How do stacked discounts work?
Stacked discounts apply sequentially, not by adding the percentages together. A 20% discount followed by an additional 10% discount does not equal 30% off. Instead, the first discount reduces the price to 80% of the original, and the second discount reduces that result to 90% of the reduced price. The combined effect is 0.80 x 0.90 = 0.72, or 28% total discount, not 30%.
Should I calculate the discount before or after sales tax?
Discounts are applied before sales tax in virtually all retail situations. The sales tax is calculated on the final discounted price, not the original price. For example, a $100 item at 20% off with 8% tax: discounted price is $80, tax is $80 x 0.08 = $6.40, and the final total is $86.40. This calculator follows this standard order of operations.
How do I compare a percentage discount to a fixed dollar discount?
To compare, convert the dollar discount to a percentage or vice versa. If a store offers $15 off or 20% off a $60 item: the $15 off gives a sale price of $45 (25% discount), while 20% off gives a sale price of $48 ($12 savings). The dollar discount is better in this case. Generally, percentage discounts become more valuable as the price increases, while fixed dollar discounts are more valuable on lower-priced items.
What is a BOGO deal and how does it compare to a percentage discount?
BOGO means Buy One Get One free, which is effectively a 50% discount when you buy exactly two items. However, BOGO requires purchasing two items, so the savings depend on whether you actually need both. A straight 50% off one item costs less total money ($50 for one item vs. $100 for two with BOGO on a $100 item). BOGO is better value per unit but costs more overall because you must buy two.

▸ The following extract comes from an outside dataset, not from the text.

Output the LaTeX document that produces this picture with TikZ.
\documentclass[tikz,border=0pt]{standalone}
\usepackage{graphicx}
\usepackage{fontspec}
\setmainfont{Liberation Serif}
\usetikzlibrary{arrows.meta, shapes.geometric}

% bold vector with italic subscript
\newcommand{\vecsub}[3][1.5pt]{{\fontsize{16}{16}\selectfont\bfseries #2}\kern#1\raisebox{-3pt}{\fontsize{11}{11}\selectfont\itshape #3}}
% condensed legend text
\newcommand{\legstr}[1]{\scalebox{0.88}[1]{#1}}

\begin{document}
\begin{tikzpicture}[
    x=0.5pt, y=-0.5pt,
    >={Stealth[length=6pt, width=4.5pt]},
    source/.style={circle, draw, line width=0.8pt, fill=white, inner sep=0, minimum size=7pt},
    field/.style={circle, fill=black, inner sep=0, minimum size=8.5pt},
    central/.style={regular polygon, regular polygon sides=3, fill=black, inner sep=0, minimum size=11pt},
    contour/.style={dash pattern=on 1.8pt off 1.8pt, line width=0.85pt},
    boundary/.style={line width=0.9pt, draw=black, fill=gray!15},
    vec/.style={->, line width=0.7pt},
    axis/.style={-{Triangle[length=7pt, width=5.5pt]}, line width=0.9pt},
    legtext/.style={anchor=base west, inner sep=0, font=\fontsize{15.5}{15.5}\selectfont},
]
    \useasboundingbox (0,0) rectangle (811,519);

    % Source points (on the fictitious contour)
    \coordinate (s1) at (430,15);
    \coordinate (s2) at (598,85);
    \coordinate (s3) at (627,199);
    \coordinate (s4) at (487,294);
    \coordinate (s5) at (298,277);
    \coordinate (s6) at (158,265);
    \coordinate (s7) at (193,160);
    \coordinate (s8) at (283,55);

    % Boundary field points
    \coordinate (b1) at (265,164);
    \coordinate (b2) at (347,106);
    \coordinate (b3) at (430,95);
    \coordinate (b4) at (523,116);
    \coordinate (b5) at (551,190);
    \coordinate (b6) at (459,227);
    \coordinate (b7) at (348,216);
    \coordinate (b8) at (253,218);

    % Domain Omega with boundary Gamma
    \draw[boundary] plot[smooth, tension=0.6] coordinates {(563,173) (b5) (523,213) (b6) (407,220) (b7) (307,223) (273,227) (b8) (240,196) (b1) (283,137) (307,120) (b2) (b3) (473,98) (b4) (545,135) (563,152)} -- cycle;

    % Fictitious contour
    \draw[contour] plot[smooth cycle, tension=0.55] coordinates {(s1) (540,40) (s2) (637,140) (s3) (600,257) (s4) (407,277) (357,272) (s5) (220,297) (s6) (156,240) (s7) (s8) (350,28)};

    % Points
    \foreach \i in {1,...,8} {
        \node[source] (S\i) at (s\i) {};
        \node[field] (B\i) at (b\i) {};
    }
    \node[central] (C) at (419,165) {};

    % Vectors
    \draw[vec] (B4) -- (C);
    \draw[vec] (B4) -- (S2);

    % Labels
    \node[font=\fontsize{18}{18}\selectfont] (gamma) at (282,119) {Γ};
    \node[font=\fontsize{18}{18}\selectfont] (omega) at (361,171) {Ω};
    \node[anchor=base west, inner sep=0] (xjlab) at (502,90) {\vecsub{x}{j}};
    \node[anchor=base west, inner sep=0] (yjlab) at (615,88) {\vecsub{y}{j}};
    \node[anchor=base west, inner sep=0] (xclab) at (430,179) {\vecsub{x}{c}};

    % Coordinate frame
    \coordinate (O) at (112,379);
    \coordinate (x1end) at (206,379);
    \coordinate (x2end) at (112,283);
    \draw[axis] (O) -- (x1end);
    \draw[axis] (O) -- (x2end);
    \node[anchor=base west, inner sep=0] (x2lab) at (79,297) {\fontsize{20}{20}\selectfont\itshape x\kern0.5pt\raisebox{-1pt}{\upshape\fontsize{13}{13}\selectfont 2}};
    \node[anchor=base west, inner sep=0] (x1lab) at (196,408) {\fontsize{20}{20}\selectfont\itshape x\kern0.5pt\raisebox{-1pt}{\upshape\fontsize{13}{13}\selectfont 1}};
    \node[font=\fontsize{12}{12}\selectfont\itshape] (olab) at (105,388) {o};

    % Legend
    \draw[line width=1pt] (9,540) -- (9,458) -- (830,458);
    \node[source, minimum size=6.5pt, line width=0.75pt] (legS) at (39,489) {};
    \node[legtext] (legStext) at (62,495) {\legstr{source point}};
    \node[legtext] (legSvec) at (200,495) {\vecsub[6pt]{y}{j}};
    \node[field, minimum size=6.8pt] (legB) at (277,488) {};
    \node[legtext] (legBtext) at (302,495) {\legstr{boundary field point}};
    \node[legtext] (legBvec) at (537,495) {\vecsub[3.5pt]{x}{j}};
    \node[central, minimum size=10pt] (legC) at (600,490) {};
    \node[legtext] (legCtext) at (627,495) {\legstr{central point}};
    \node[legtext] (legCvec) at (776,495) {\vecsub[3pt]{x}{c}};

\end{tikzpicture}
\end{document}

How do I calculate savings on bulk or tiered pricing?
Tiered pricing offers different discounts based on quantity. Calculate each tier separately. For example, buy 1-5 at full price, 6-10 at 10% off, 11+ at 20% off. For 15 items at $10 each: 5 x $10 = $50, plus 5 x $9 = $45, plus 5 x $8 = $40. Total: $135 instead of $150, for an average discount of 10%. Use this calculator for each tier and sum the results.